In their new study, published in Nature Communications, the team analysed FtsZ and ZapA proteins from Klebsiella pneumoniae. Using cryo-electron microscopy, they visualised the three-dimensional structure of the FtsZ-ZapA complex. They then employed high-speed atomic force microscopy to observe how the two proteins interact in real time.

The analysis revealed that ZapA forms a tetramer – four ZapA units that tether to FtsZ protofilaments – creating an asymmetric ladder-like structure.

The analysis revealed that ZapA forms a tetramer – four ZapA units that tether to FtsZ protofilaments – creating an asymmetric ladder-like structure. This arrangement positions a single FtsZ filament between two parallel FtsZ filaments on one side and a double anti-parallel protofilament on the other.

“In an anti-parallel protofilament, the filaments run alongside each other, but the subunits are aligned in opposite directions,” explains Matsumura. This configuration influences the alignment of FtsZ filaments and ultimately the formation of the Z-ring.

Dynamic and cooperative interactions

The researchers found that ZapA extensively interacts with FtsZ over large surface areas, inducing minor structural changes in FtsZ. They also discovered that the anti-parallel double filament exhibits electrostatic repulsion, which enhances the mobility of FtsZ filaments and helps them maintain their dynamic nature.

Most importantly, the interaction between ZapA and FtsZ was observed to be dynamic, characterised by repeated binding and dissociation. The team described this as cooperative binding. “Once ZapA binds to FtsZ, some structural change is observed. This makes the adjacent FtsZ molecule more accessible for the next ZapA molecule,” said Matsumura.

Implications for antibacterial research

By revealing how ZapA modulates the structure and dynamics of FtsZ, this study provides vital information for bacterial cell division.
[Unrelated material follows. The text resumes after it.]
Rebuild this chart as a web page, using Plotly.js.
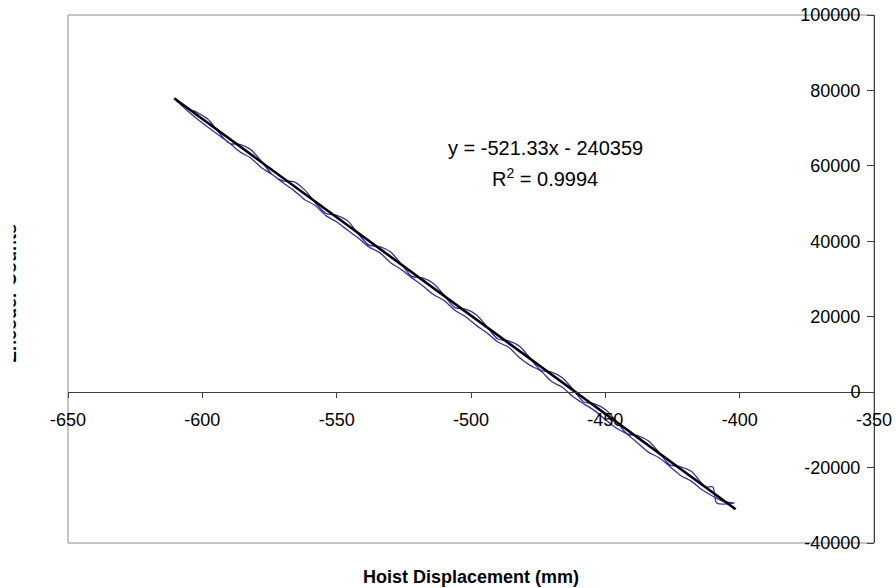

These findings could inform the development of new antibacterial drugs that block how harmful pathogenetic bacteria divides.

The research also showcases the power of combining cryo-electron microscopy with high-speed atomic force microscopy to expose complex cellular mechanisms. The research not only advances our understanding of an essential biological process but could also lead to potential future antibacterial treatments.